SET TASK> Leave out any pictures and transcribe all other data below exactly.

COLLECTED MATERIAL>
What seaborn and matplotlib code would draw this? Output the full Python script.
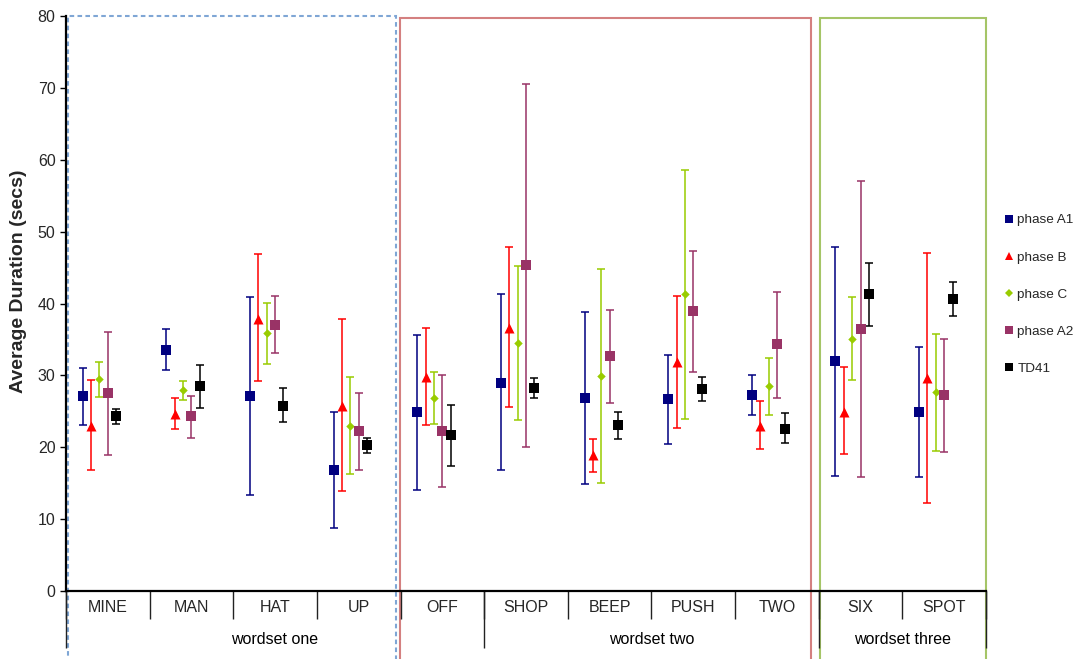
import numpy as np
import pandas as pd
import matplotlib
matplotlib.use("Agg")
import matplotlib.pyplot as plt
from matplotlib.lines import Line2D
from matplotlib.patches import Rectangle
import seaborn as sns

# ---- data -------------------------------------------------------------
categories = ["MINE", "MAN", "HAT", "UP", "OFF", "SHOP", "BEEP", "PUSH", "TWO", "SIX", "SPOT"]
group_labels = ["wordset one", "wordset two", "wordset three"]
group_sizes = [5, 4, 2]
series_names = ["phase A1", "phase B", "phase C", "phase A2", "TD41"]

a1_mean = [27.1, 33.6, 27.1, 16.9, 24.9, 29.0, 26.9, 26.7, 27.3, 32.0, 24.9]
a1_high = [31.0, 36.5, 40.9, 24.9, 35.6, 41.3, 38.8, 32.9, 30.1, 47.8, 33.9]
a1_low = [23.1, 30.8, 13.3, 8.8, 14.1, 16.9, 14.9, 20.5, 24.5, 16.0, 15.9]

b_mean = [23.0, 24.6, 37.9, 25.8, 29.8, 36.6, 18.9, 31.8, 22.9, 24.9, 29.6]
b_high = [29.3, 26.8, 46.9, 37.8, 36.6, 47.8, 21.1, 41.1, 26.5, 31.1, 47.0]
b_low = [16.9, 22.6, 29.2, 13.9, 23.1, 25.6, 16.6, 22.7, 19.7, 19.1, 12.3]

c_mean = [29.5, 27.9, 35.9, 23.0, 26.9, 34.5, 29.9, 41.3, 28.5, 35.1, 27.7]
c_high = [31.9, 29.2, 40.1, 29.8, 30.5, 45.2, 44.8, 58.6, 32.4, 40.9, 35.8]
c_low = [27.0, 26.6, 31.6, 16.3, 23.2, 23.8, 15.0, 23.9, 24.5, 29.3, 19.5]

a2_mean = [27.5, 24.3, 37.0, 22.3, 22.3, 45.3, 32.7, 38.9, 34.3, 36.5, 27.3]
a2_high = [36.0, 27.2, 41.0, 27.6, 30.1, 70.5, 39.1, 47.3, 41.6, 57.0, 35.1]
a2_low = [18.9, 21.3, 33.1, 16.9, 14.5, 20.0, 26.2, 30.5, 26.9, 15.9, 19.4]

td_mean = [24.3, 28.5, 25.8, 20.3, 21.7, 28.3, 23.1, 28.1, 22.6, 41.3, 40.6]
td_high = [25.3, 31.5, 28.2, 21.3, 25.9, 29.7, 24.9, 29.8, 24.7, 45.6, 43.0]
td_low = [23.2, 25.4, 23.5, 19.2, 17.4, 26.8, 21.2, 26.4, 20.6, 36.9, 38.3]

values = {
    "phase A1": (a1_mean, a1_low, a1_high),
    "phase B": (b_mean, b_low, b_high),
    "phase C": (c_mean, c_low, c_high),
    "phase A2": (a2_mean, a2_low, a2_high),
    "TD41": (td_mean, td_low, td_high),
}

# ---- styling ----------------------------------------------------------
colors = {"phase A1": "#000080", "phase B": "#FF0000", "phase C": "#99CC00",
          "phase A2": "#993366", "TD41": "#000000"}
markers = {"phase A1": "s", "phase B": "^", "phase C": "D", "phase A2": "s", "TD41": "s"}
marker_pts = {"phase A1": 6.5, "phase B": 7.2, "phase C": 4.3, "phase A2": 6.5, "TD41": 6.5}
legend_pts = {"phase A1": 5.4, "phase B": 6.0, "phase C": 3.9, "phase A2": 5.4, "TD41": 5.4}
dodge = {"phase A1": -0.3, "phase B": -0.2, "phase C": -0.1, "phase A2": 0.0, "TD41": 0.1}

rows = []
for name in series_names:
    m, lo, hi = values[name]
    for i, cat in enumerate(categories):
        rows.append({"series": name, "category": cat, "pos": i + dodge[name],
                     "mean": m[i], "low": lo[i], "high": hi[i]})
df = pd.DataFrame(rows)

sns.set_theme(style="white")
plt.rcParams["font.family"] = ["Liberation Sans", "DejaVu Sans"]

W, H = 1077, 659
fig = plt.figure(figsize=(W / 100, H / 100), dpi=100)
ax = fig.add_axes([66 / W, 1 - 591 / H, 920 / W, 575 / H])

for name in series_names:
    d = df[df["series"] == name]
    ax.errorbar(d["pos"], d["mean"],
                yerr=[d["mean"] - d["low"], d["high"] - d["mean"]],
                fmt="none", ecolor=colors[name], elinewidth=1.1,
                capsize=3.2, capthick=1.1, zorder=2)
    sns.scatterplot(data=d, x="pos", y="mean", marker=markers[name],
                    s=marker_pts[name] ** 2, color=colors[name], linewidth=0,
                    ax=ax, zorder=3, legend=False)

ax.set_xlim(-0.5, len(categories) - 0.5)
ax.set_ylim(0, 80)
ax.set_xlabel("")
ax.set_ylabel("Average Duration (secs)", fontsize=14, fontweight="bold")
ax.yaxis.set_label_coords(-0.0424, 0.539)

for side in ("top", "right"):
    ax.spines[side].set_visible(False)
for side in ("left", "bottom"):
    ax.spines[side].set_color("black")
    ax.spines[side].set_linewidth(1.6)

ax.set_yticks(np.arange(0, 81, 10))
ax.tick_params(axis="y", direction="out", length=4.5, width=1, color="black",
               labelsize=11.5, pad=3, left=True)

# category labels in the first row under the axis
ax.set_xticks(np.arange(len(categories)))
ax.set_xticklabels(categories)
ax.tick_params(axis="x", which="major", length=0, labelsize=11.5, pad=6.5)
# short dividers between categories
ax.set_xticks(np.arange(-0.5, len(categories), 1.0), minor=True)
ax.tick_params(axis="x", which="minor", direction="out", length=20, width=1,
               color="#222222", bottom=True)

# group row: long dividers and group names
xtrans = ax.get_xaxis_transform()
edges = np.concatenate([[0], np.cumsum(group_sizes)]) - 0.5
ax.vlines(edges, -57 / 575, 0, transform=xtrans, colors="#222222",
          linewidth=1, clip_on=False, zorder=1)
for k, label in enumerate(group_labels):
    ax.text((edges[k] + edges[k + 1]) / 2, -0.0852, label, transform=xtrans,
            ha="center", va="center", fontsize=11.5, color="black")

# frames enclosing each wordset
frames = [(-0.476, 3.440, 1.0, "#7FA6D5", (0, (2.2, 1.6))),
          (3.494, 8.408, 0.997, "#D48080", "-"),
          (8.515, 10.5, 0.996, "#A5C567", "-")]
for x0, x1, top, col, ls in frames:
    ax.add_patch(Rectangle((x0, -0.3), x1 - x0, top + 0.3, transform=xtrans,
                           fill=False, edgecolor=col, linewidth=1.5,
                           linestyle=ls, clip_on=False, zorder=0))

ax.grid(False)

handles = [Line2D([], [], linestyle="none", marker=markers[n], color=colors[n],
                  markersize=legend_pts[n], markeredgewidth=0) for n in series_names]
fig.legend(handles, series_names, loc="upper left",
           bbox_to_anchor=(1004 / W, 1 - 214 / H), frameon=False, fontsize=9.7,
           handlelength=0.75, handletextpad=0.25, labelspacing=1.83,
           borderpad=0, borderaxespad=0)

fig.savefig("out.png", dpi=100)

RESULT>
What seaborn and matplotlib code would draw this? Output the full Python script.
import numpy as np
import pandas as pd
import matplotlib
matplotlib.use("Agg")
import matplotlib.pyplot as plt
from matplotlib.lines import Line2D
from matplotlib.patches import Rectangle
import seaborn as sns

# ---- data -------------------------------------------------------------
categories = ["MINE", "MAN", "HAT", "UP", "OFF", "SHOP", "BEEP", "PUSH", "TWO", "SIX", "SPOT"]
group_labels = ["wordset one", "wordset two", "wordset three"]
group_sizes = [5, 4, 2]
series_names = ["phase A1", "phase B", "phase C", "phase A2", "TD41"]

a1_mean = [27.1, 33.6, 27.1, 16.9, 24.9, 29.0, 26.9, 26.7, 27.3, 32.0, 24.9]
a1_high = [31.0, 36.5, 40.9, 24.9, 35.6, 41.3, 38.8, 32.9, 30.1, 47.8, 33.9]
a1_low = [23.1, 30.8, 13.3, 8.8, 14.1, 16.9, 14.9, 20.5, 24.5, 16.0, 15.9]

b_mean = [23.0, 24.6, 37.9, 25.8, 29.8, 36.6, 18.9, 31.8, 22.9, 24.9, 29.6]
b_high = [29.3, 26.8, 46.9, 37.8, 36.6, 47.8, 21.1, 41.1, 26.5, 31.1, 47.0]
b_low = [16.9, 22.6, 29.2, 13.9, 23.1, 25.6, 16.6, 22.7, 19.7, 19.1, 12.3]

c_mean = [29.5, 27.9, 35.9, 23.0, 26.9, 34.5, 29.9, 41.3, 28.5, 35.1, 27.7]
c_high = [31.9, 29.2, 40.1, 29.8, 30.5, 45.2, 44.8, 58.6, 32.4, 40.9, 35.8]
c_low = [27.0, 26.6, 31.6, 16.3, 23.2, 23.8, 15.0, 23.9, 24.5, 29.3, 19.5]

a2_mean = [27.5, 24.3, 37.0, 22.3, 22.3, 45.3, 32.7, 38.9, 34.3, 36.5, 27.3]
a2_high = [36.0, 27.2, 41.0, 27.6, 30.1, 70.5, 39.1, 47.3, 41.6, 57.0, 35.1]
a2_low = [18.9, 21.3, 33.1, 16.9, 14.5, 20.0, 26.2, 30.5, 26.9, 15.9, 19.4]

td_mean = [24.3, 28.5, 25.8, 20.3, 21.7, 28.3, 23.1, 28.1, 22.6, 41.3, 40.6]
td_high = [25.3, 31.5, 28.2, 21.3, 25.9, 29.7, 24.9, 29.8, 24.7, 45.6, 43.0]
td_low = [23.2, 25.4, 23.5, 19.2, 17.4, 26.8, 21.2, 26.4, 20.6, 36.9, 38.3]

values = {
    "phase A1": (a1_mean, a1_low, a1_high),
    "phase B": (b_mean, b_low, b_high),
    "phase C": (c_mean, c_low, c_high),
    "phase A2": (a2_mean, a2_low, a2_high),
    "TD41": (td_mean, td_low, td_high),
}

# ---- styling ----------------------------------------------------------
colors = {"phase A1": "#000080", "phase B": "#FF0000", "phase C": "#99CC00",
          "phase A2": "#993366", "TD41": "#000000"}
markers = {"phase A1": "s", "phase B": "^", "phase C": "D", "phase A2": "s", "TD41": "s"}
marker_pts = {"phase A1": 6.5, "phase B": 7.2, "phase C": 4.3, "phase A2": 6.5, "TD41": 6.5}
legend_pts = {"phase A1": 5.4, "phase B": 6.0, "phase C": 3.9, "phase A2": 5.4, "TD41": 5.4}
dodge = {"phase A1": -0.3, "phase B": -0.2, "phase C": -0.1, "phase A2": 0.0, "TD41": 0.1}

rows = []
for name in series_names:
    m, lo, hi = values[name]
    for i, cat in enumerate(categories):
        rows.append({"series": name, "category": cat, "pos": i + dodge[name],
                     "mean": m[i], "low": lo[i], "high": hi[i]})
df = pd.DataFrame(rows)

sns.set_theme(style="white")
plt.rcParams["font.family"] = ["Liberation Sans", "DejaVu Sans"]

W, H = 1077, 659
fig = plt.figure(figsize=(W / 100, H / 100), dpi=100)
ax = fig.add_axes([66 / W, 1 - 591 / H, 920 / W, 575 / H])

for name in series_names:
    d = df[df["series"] == name]
    ax.errorbar(d["pos"], d["mean"],
                yerr=[d["mean"] - d["low"], d["high"] - d["mean"]],
                fmt="none", ecolor=colors[name], elinewidth=1.1,
                capsize=3.2, capthick=1.1, zorder=2)
    sns.scatterplot(data=d, x="pos", y="mean", marker=markers[name],
                    s=marker_pts[name] ** 2, color=colors[name], linewidth=0,
                    ax=ax, zorder=3, legend=False)

ax.set_xlim(-0.5, len(categories) - 0.5)
ax.set_ylim(0, 80)
ax.set_xlabel("")
ax.set_ylabel("Average Duration (secs)", fontsize=14, fontweight="bold")
ax.yaxis.set_label_coords(-0.0424, 0.539)

for side in ("top", "right"):
    ax.spines[side].set_visible(False)
for side in ("left", "bottom"):
    ax.spines[side].set_color("black")
    ax.spines[side].set_linewidth(1.6)

ax.set_yticks(np.arange(0, 81, 10))
ax.tick_params(axis="y", direction="out", length=4.5, width=1, color="black",
               labelsize=11.5, pad=3, left=True)

# category labels in the first row under the axis
ax.set_xticks(np.arange(len(categories)))
ax.set_xticklabels(categories)
ax.tick_params(axis="x", which="major", length=0, labelsize=11.5, pad=6.5)
# short dividers between categories
ax.set_xticks(np.arange(-0.5, len(categories), 1.0), minor=True)
ax.tick_params(axis="x", which="minor", direction="out", length=20, width=1,
               color="#222222", bottom=True)

# group row: long dividers and group names
xtrans = ax.get_xaxis_transform()
edges = np.concatenate([[0], np.cumsum(group_sizes)]) - 0.5
ax.vlines(edges, -57 / 575, 0, transform=xtrans, colors="#222222",
          linewidth=1, clip_on=False, zorder=1)
for k, label in enumerate(group_labels):
    ax.text((edges[k] + edges[k + 1]) / 2, -0.0852, label, transform=xtrans,
            ha="center", va="center", fontsize=11.5, color="black")

# frames enclosing each wordset
frames = [(-0.476, 3.440, 1.0, "#7FA6D5", (0, (2.2, 1.6))),
          (3.494, 8.408, 0.997, "#D48080", "-"),
          (8.515, 10.5, 0.996, "#A5C567", "-")]
for x0, x1, top, col, ls in frames:
    ax.add_patch(Rectangle((x0, -0.3), x1 - x0, top + 0.3, transform=xtrans,
                           fill=False, edgecolor=col, linewidth=1.5,
                           linestyle=ls, clip_on=False, zorder=0))

ax.grid(False)

handles = [Line2D([], [], linestyle="none", marker=markers[n], color=colors[n],
                  markersize=legend_pts[n], markeredgewidth=0) for n in series_names]
fig.legend(handles, series_names, loc="upper left",
           bbox_to_anchor=(1004 / W, 1 - 214 / H), frameon=False, fontsize=9.7,
           handlelength=0.75, handletextpad=0.25, labelspacing=1.83,
           borderpad=0, borderaxespad=0)

fig.savefig("out.png", dpi=100)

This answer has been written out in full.